While it does at times seem that The Yearling falls into the same trap that Lamb in His Bosom and Now in November fall into, in which disaster follows disaster, there are a number of positive and happy moments contributing toward Jody’s growth and maturity. I thought that having a young fawn growing into a yearling over the same time that Jody himself grows up and matures was a an interesting, if obvious parallel, but Rawlings seems to go out of her way to enforce the comparison, calling Jody a yearling, and having Jody’s father say or think more than once that Jody was growing up as quickly as the fawn. And while the conclusion of the novel seemed inevitable, the journey along the way, with bear hunts and floods and fights and fires, all the moments that work together to build and grow and change Jody over the course of the year work together to illuminate a region and a way of life now almost, if not completely non-existent, while still connecting in a universal way with the joys and sorrows of growing up.
He went to bed in a fever and could not sleep.
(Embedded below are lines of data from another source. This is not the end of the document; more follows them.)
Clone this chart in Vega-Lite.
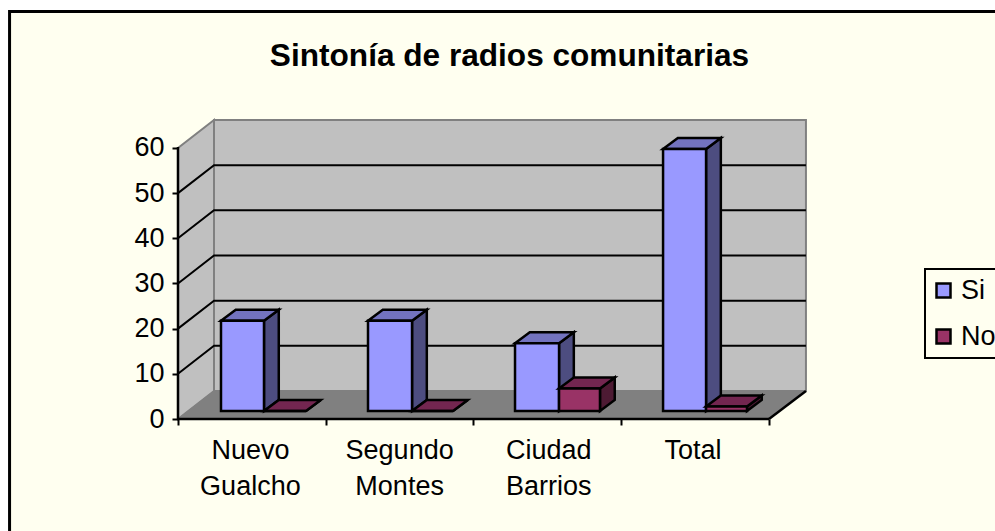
{
"$schema":"https://vega.github.io/schema/vega-lite/v6.json",
"width":995,"height":531,"autosize":"none","padding":0,"background":"#FFFFFF",
"config":{"view":{"stroke":null},"font":"Liberation Sans","legend":{"strokeWidth":2}},
"title":{"text":"Sintonía de radios comunitarias","font":"Liberation Sans","fontSize":31.6,"fontWeight":"bold","color":"#000000","anchor":"middle","frame":"group","dx":12,"dy":98,"offset":0,"baseline":"alphabetic","zindex":1},
"datasets":{
"frame":[{"x0":-1.14,"x1":6,"y0":90.2,"y1":-40}],
"walls":[
{"part":"left","x":0,"lo":0,"hi":60},{"part":"left","x":0.2437,"lo":6.2,"hi":66.2},
{"part":"back","x":0.2437,"lo":6.2,"hi":66.2},{"part":"back","x":4.25,"lo":6.2,"hi":66.2}],
"floor":[{"x":0,"lo":0,"hi":0},{"x":0.2437,"lo":0,"hi":6.2},{"x":4,"lo":0,"hi":6.2},{"x":4.25,"lo":6.2,"hi":6.2}],
"grid":[
{"v":10,"x":0,"y":10},{"v":10,"x":0.2437,"y":16.2},{"v":10,"x":4.25,"y":16.2},
{"v":20,"x":0,"y":20},{"v":20,"x":0.2437,"y":26.2},{"v":20,"x":4.25,"y":26.2},
{"v":30,"x":0,"y":30},{"v":30,"x":0.2437,"y":36.2},{"v":30,"x":4.25,"y":36.2},
{"v":40,"x":0,"y":40},{"v":40,"x":0.2437,"y":46.2},{"v":40,"x":4.25,"y":46.2},
{"v":50,"x":0,"y":50},{"v":50,"x":0.2437,"y":56.2},{"v":50,"x":4.25,"y":56.2}],
"edges":[
{"e":"yaxis","x":0,"y":0},{"e":"yaxis","x":0,"y":60.2},
{"e":"xaxis","x":0,"y":0},{"e":"xaxis","x":4,"y":0},
{"e":"floorRight","x":4,"y":0},{"e":"floorRight","x":4.25,"y":6.2}],
"bars":[
{"category":"Nuevo Gualcho","series":"Si","value":20,"x0":0.291,"x1":0.582,"base":1.77,"top":21.77},
{"category":"Segundo Montes","series":"Si","value":20,"x0":1.286,"x1":1.584,"base":1.77,"top":21.77},
{"category":"Ciudad Barrios","series":"Si","value":15,"x0":2.281,"x1":2.579,"base":1.77,"top":16.77},
{"category":"Total","series":"Si","value":58,"x0":3.283,"x1":3.574,"base":1.77,"top":59.77},
{"category":"Nuevo Gualcho","series":"No","value":0,"x0":0.582,"x1":0.866,"base":1.77,"top":1.77},
{"category":"Segundo Montes","series":"No","value":0,"x0":1.584,"x1":1.861,"base":1.77,"top":1.77},
{"category":"Ciudad Barrios","series":"No","value":5,"x0":2.579,"x1":2.856,"base":1.77,"top":6.77},
{"category":"Total","series":"No","value":1,"x0":3.574,"x1":3.851,"base":1.77,"top":2.77}],
"siSide":[
{"b":"a","x":0.582,"lo":1.77,"hi":21.77},{"b":"a","x":0.682,"lo":4.21,"hi":24.21},
{"b":"b","x":1.584,"lo":1.77,"hi":21.77},{"b":"b","x":1.684,"lo":4.21,"hi":24.21},
{"b":"c","x":2.579,"lo":1.77,"hi":16.77},{"b":"c","x":2.679,"lo":4.21,"hi":19.21},
{"b":"d","x":3.574,"lo":1.77,"hi":59.77},{"b":"d","x":3.674,"lo":4.21,"hi":62.21}],
"siTop":[
{"b":"a","x":0.291,"lo":21.77,"hi":21.77},{"b":"a","x":0.391,"lo":21.77,"hi":24.21},{"b":"a","x":0.582,"lo":21.77,"hi":24.21},{"b":"a","x":0.682,"lo":24.21,"hi":24.21},
{"b":"b","x":1.286,"lo":21.77,"hi":21.77},{"b":"b","x":1.386,"lo":21.77,"hi":24.21},{"b":"b","x":1.584,"lo":21.77,"hi":24.21},{"b":"b","x":1.684,"lo":24.21,"hi":24.21},
{"b":"c","x":2.281,"lo":16.77,"hi":16.77},{"b":"c","x":2.381,"lo":16.77,"hi":19.21},{"b":"c","x":2.579,"lo":16.77,"hi":19.21},{"b":"c","x":2.679,"lo":19.21,"hi":19.21},
{"b":"d","x":3.283,"lo":59.77,"hi":59.77},{"b":"d","x":3.383,"lo":59.77,"hi":62.21},{"b":"d","x":3.574,"lo":59.77,"hi":62.21},{"b":"d","x":3.674,"lo":62.21,"hi":62.21}],
"noSide":[
{"b":"a","x":0.866,"lo":1.77,"hi":1.77},{"b":"a","x":0.966,"lo":4.21,"hi":4.21},
{"b":"b","x":1.861,"lo":1.77,"hi":1.77},{"b":"b","x":1.961,"lo":4.21,"hi":4.21},
{"b":"c","x":2.856,"lo":1.77,"hi":6.77},{"b":"c","x":2.956,"lo":4.21,"hi":9.21},
{"b":"d","x":3.851,"lo":1.77,"hi":2.77},{"b":"d","x":3.951,"lo":4.21,"hi":5.21}],
"noTop":[
{"b":"a","x":0.582,"lo":1.77,"hi":1.77},{"b":"a","x":0.682,"lo":1.77,"hi":4.21},{"b":"a","x":0.866,"lo":1.77,"hi":4.21},{"b":"a","x":0.966,"lo":4.21,"hi":4.21},
{"b":"b","x":1.584,"lo":1.77,"hi":1.77},{"b":"b","x":1.684,"lo":1.77,"hi":4.21},{"b":"b","x":1.861,"lo":1.77,"hi":4.21},{"b":"b","x":1.961,"lo":4.21,"hi":4.21},
{"b":"c","x":2.579,"lo":6.77,"hi":6.77},{"b":"c","x":2.679,"lo":6.77,"hi":9.21},{"b":"c","x":2.856,"lo":6.77,"hi":9.21},{"b":"c","x":2.956,"lo":9.21,"hi":9.21},
{"b":"d","x":3.574,"lo":2.77,"hi":2.77},{"b":"d","x":3.674,"lo":2.77,"hi":5.21},{"b":"d","x":3.851,"lo":2.77,"hi":5.21},{"b":"d","x":3.951,"lo":5.21,"hi":5.21}],
"labels":[
{"label":"Nuevo Gualcho","x":0.49,"y":-4.3},
{"label":"Segundo Montes","x":1.5,"y":-4.3},
{"label":"Ciudad Barrios","x":2.51,"y":-4.3},
{"label":"Total","x":3.485,"y":-4.3}]
},
"layer":[
{"data":{"name":"frame"},"mark":{"type":"rect","fill":"#FFFFF0","stroke":"#000000","strokeWidth":3},
 "encoding":{
  "x":{"field":"x0","type":"quantitative","scale":{"domain":[-1.2047,5.5296],"nice":false,"zero":false},
   "axis":{"orient":"bottom","offset":-112,"values":[0,1,2,3,4],"labels":false,"domain":false,"grid":false,"title":null,"tickSize":6,"tickWidth":2,"tickColor":"#000000","zindex":1}},
  "x2":{"field":"x1"},
  "y":{"field":"y0","type":"quantitative","scale":{"domain":[-24.795,92.76],"nice":false,"zero":false},
   "axis":{"orient":"left","offset":-178,"values":[0,10,20,30,40,50,60],"domain":false,"grid":false,"title":null,"tickSize":6,"tickWidth":2,"tickColor":"#000000","labelFont":"Liberation Sans","labelFontSize":27,"labelColor":"#000000","labelPadding":8,"zindex":1}},
  "y2":{"field":"y1"}}},
{"data":{"name":"walls"},"mark":{"type":"area","fill":"#C0C0C0","stroke":"#808080","strokeWidth":2,"opacity":1},
 "encoding":{"x":{"field":"x","type":"quantitative"},"y":{"field":"lo","type":"quantitative"},"y2":{"field":"hi"},"detail":{"field":"part"}}},
{"data":{"name":"floor"},"mark":{"type":"area","fill":"#808080","stroke":"#808080","strokeWidth":1,"opacity":1},
 "encoding":{"x":{"field":"x","type":"quantitative"},"y":{"field":"lo","type":"quantitative"},"y2":{"field":"hi"}}},
{"data":{"name":"grid"},"mark":{"type":"line","color":"#000000","strokeWidth":2},
 "encoding":{"x":{"field":"x","type":"quantitative"},"y":{"field":"y","type":"quantitative"},"detail":{"field":"v"}}},
{"data":{"name":"edges"},"mark":{"type":"line","color":"#000000","strokeWidth":2.5},
 "encoding":{"x":{"field":"x","type":"quantitative"},"y":{"field":"y","type":"quantitative"},"detail":{"field":"e"}}},
{"data":{"name":"siSide"},"mark":{"type":"area","fill":"#4D4D80","stroke":"#000000","strokeWidth":2.5,"opacity":1},
 "encoding":{"x":{"field":"x","type":"quantitative"},"y":{"field":"lo","type":"quantitative"},"y2":{"field":"hi"},"detail":{"field":"b"}}},
{"data":{"name":"siTop"},"mark":{"type":"area","fill":"#7373BF","stroke":"#000000","strokeWidth":2.5,"opacity":1},
 "encoding":{"x":{"field":"x","type":"quantitative"},"y":{"field":"lo","type":"quantitative"},"y2":{"field":"hi"},"detail":{"field":"b"}}},
{"data":{"name":"bars"},"transform":[{"filter":"datum.series==='Si'"}],"mark":{"type":"rect","stroke":"#000000","strokeWidth":2.5},
 "encoding":{"x":{"field":"x0","type":"quantitative"},"x2":{"field":"x1"},"y":{"field":"base","type":"quantitative"},"y2":{"field":"top"},
  "color":{"field":"series","type":"nominal","scale":{"domain":["Si","No"],"range":["#9999FF","#993366"]},
   "legend":{"orient":"none","legendX":925,"legendY":269,"title":null,"symbolType":"square","symbolSize":196,"symbolStrokeColor":"#000000","symbolStrokeWidth":2.5,"labelFont":"Liberation Sans","labelFontSize":27,"labelColor":"#000000","fillColor":"#FFFFF0","strokeColor":"#000000","padding":8,"rowPadding":18,"symbolOffset":-3,"labelOffset":4,"labelLimit":200,"zindex":1}}}},
{"data":{"name":"noSide"},"mark":{"type":"area","fill":"#4D1A33","stroke":"#000000","strokeWidth":2.5,"opacity":1},
 "encoding":{"x":{"field":"x","type":"quantitative"},"y":{"field":"lo","type":"quantitative"},"y2":{"field":"hi"},"detail":{"field":"b"}}},
{"data":{"name":"noTop"},"mark":{"type":"area","fill":"#732650","stroke":"#000000","strokeWidth":2.5,"opacity":1},
 "encoding":{"x":{"field":"x","type":"quantitative"},"y":{"field":"lo","type":"quantitative"},"y2":{"field":"hi"},"detail":{"field":"b"}}},
{"data":{"name":"bars"},"transform":[{"filter":"datum.series==='No'"}],"mark":{"type":"rect","stroke":"#000000","strokeWidth":2.5},
 "encoding":{"x":{"field":"x0","type":"quantitative"},"x2":{"field":"x1"},"y":{"field":"base","type":"quantitative"},"y2":{"field":"top"},
  "color":{"field":"series","type":"nominal"}}},
{"data":{"name":"labels"},"mark":{"type":"text","font":"Liberation Sans","fontSize":27,"color":"#000000","align":"center","baseline":"top","lineBreak":" ","lineHeight":36},
 "encoding":{"x":{"field":"x","type":"quantitative"},"y":{"field":"y","type":"quantitative"},"text":{"field":"label"}}}
]
}
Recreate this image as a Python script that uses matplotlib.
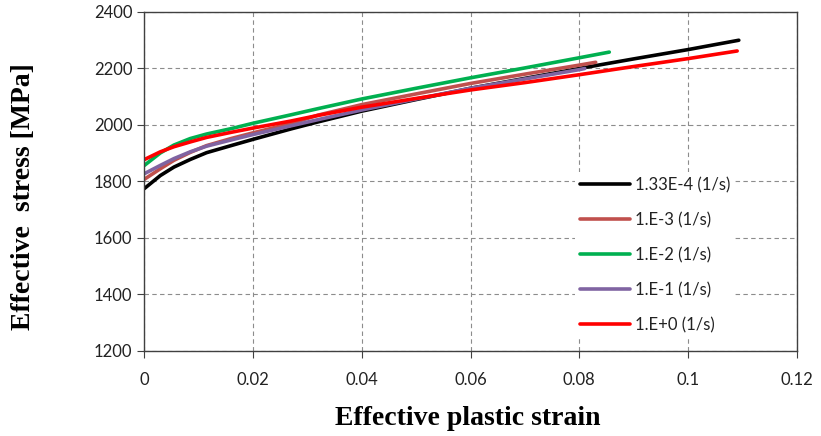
import numpy as np
import matplotlib.pyplot as plt

# effective plastic strain / effective stress [MPa]
strain_a = [0, 0.003, 0.0055, 0.0085, 0.0115, 0.016, 0.02, 0.027, 0.032,
            0.04, 0.05, 0.06, 0.07, 0.08, 0.09, 0.1, 0.1093]
stress_a = [1774, 1821, 1851, 1878, 1902, 1927, 1949, 1986, 2011,
            2049, 2090, 2130, 2165, 2200, 2234, 2267, 2300]

strain_b = [0, 0.003, 0.0055, 0.0085, 0.0115, 0.016, 0.02, 0.027, 0.032,
            0.04, 0.05, 0.06, 0.07, 0.08, 0.083]
stress_b = [1807, 1845, 1875, 1903, 1927, 1952, 1972, 2005, 2035,
            2072, 2110, 2147, 2180, 2212, 2222]

strain_c = [0, 0.003, 0.0055, 0.0085, 0.0115, 0.016, 0.02, 0.027, 0.032,
            0.04, 0.05, 0.06, 0.07, 0.08, 0.0855]
stress_c = [1856, 1901, 1929, 1952, 1968, 1987, 2006, 2036, 2058,
            2092, 2130, 2167, 2202, 2238, 2258]

strain_d = [0, 0.003, 0.0055, 0.0085, 0.0115, 0.016, 0.02, 0.027, 0.032,
            0.04, 0.05, 0.06, 0.07, 0.08, 0.081]
stress_d = [1827, 1857, 1881, 1905, 1925, 1947, 1966, 1997, 2019,
            2053, 2092, 2130, 2163, 2196, 2200]

strain_e = [0, 0.003, 0.0055, 0.0085, 0.0115, 0.016, 0.02, 0.027, 0.032,
            0.04, 0.05, 0.06, 0.07, 0.08, 0.09, 0.1, 0.109]
stress_e = [1877, 1905, 1923, 1940, 1956, 1974, 1989, 2014, 2034,
            2063, 2094, 2124, 2150, 2178, 2207, 2235, 2262]

labels = ['1.33E-4 (1/s)', '1.E-3 (1/s)', '1.E-2 (1/s)', '1.E-1 (1/s)', '1.E+0 (1/s)']
colors = ['#000000', '#C0504D', '#00B050', '#8064A2', '#FF0000']

series = [(strain_a, stress_a), (strain_b, stress_b), (strain_c, stress_c),
          (strain_d, stress_d), (strain_e, stress_e)]

fig = plt.figure(figsize=(8.21, 4.36), dpi=100)
ax = fig.add_axes([0.1754, 0.195, 0.7954, 0.7775])

for (x, y), lab, c in zip(series, labels, colors):
    ax.plot(x, y, color=c, linewidth=2.6, label=lab,
            solid_capstyle='round', solid_joinstyle='round')

ax.set_xlim(0, 0.12)
ax.set_ylim(1200, 2400)
ax.set_xticks(np.arange(0, 0.121, 0.02))
ax.set_xticklabels(['0', '0.02', '0.04', '0.06', '0.08', '0.1', '0.12'])
ax.set_yticks(np.arange(1200, 2401, 200))

ax.grid(True, color='#8c8c8c', linestyle=(0, (4, 3)), linewidth=0.8)
ax.set_axisbelow(True)
for s in ax.spines.values():
    s.set_color('#404040')
    s.set_linewidth(1.0)
ax.tick_params(direction='out', length=5, color='#404040', labelsize=12,
               labelcolor='#222222')
ax.tick_params(axis='x', pad=10)
for t in ax.get_xticklabels() + ax.get_yticklabels():
    t.set_family('Lato')

ax.set_xlabel('Effective plastic strain', fontsize=20, fontweight='bold',
              family='Liberation Serif')
ax.set_ylabel('Effective  stress [MPa]', fontsize=20, fontweight='bold',
              family='Liberation Serif')
ax.xaxis.set_label_coords(0.496, -0.163)
ax.yaxis.set_label_coords(-0.165, 0.454)

leg = ax.legend(loc='upper left', bbox_to_anchor=(0.647, 0.552), frameon=True,
                facecolor='white', edgecolor='none', framealpha=1, fancybox=False,
                handlelength=3.0, handletextpad=0.3, labelspacing=1.13,
                borderpad=0.3, prop={'family': 'Lato', 'size': 12})
for t in leg.get_texts():
    t.set_color('#222222')

fig.savefig('out.png', dpi=100)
A mark was on him from the day’s delight, so that all his life, when April was a thin green and the flavor of rain was on his tongue, an old wound would throb and a nostalgia would fill him for something he could not quite remember.
Why you should read it:
An interesting and well-crafted novel about life and growing up in a region that is obviously both familiar and loved by the author, with beautiful imagery. Despite the young adult themes and original audience, this is a book that can appeal to a much wider audience.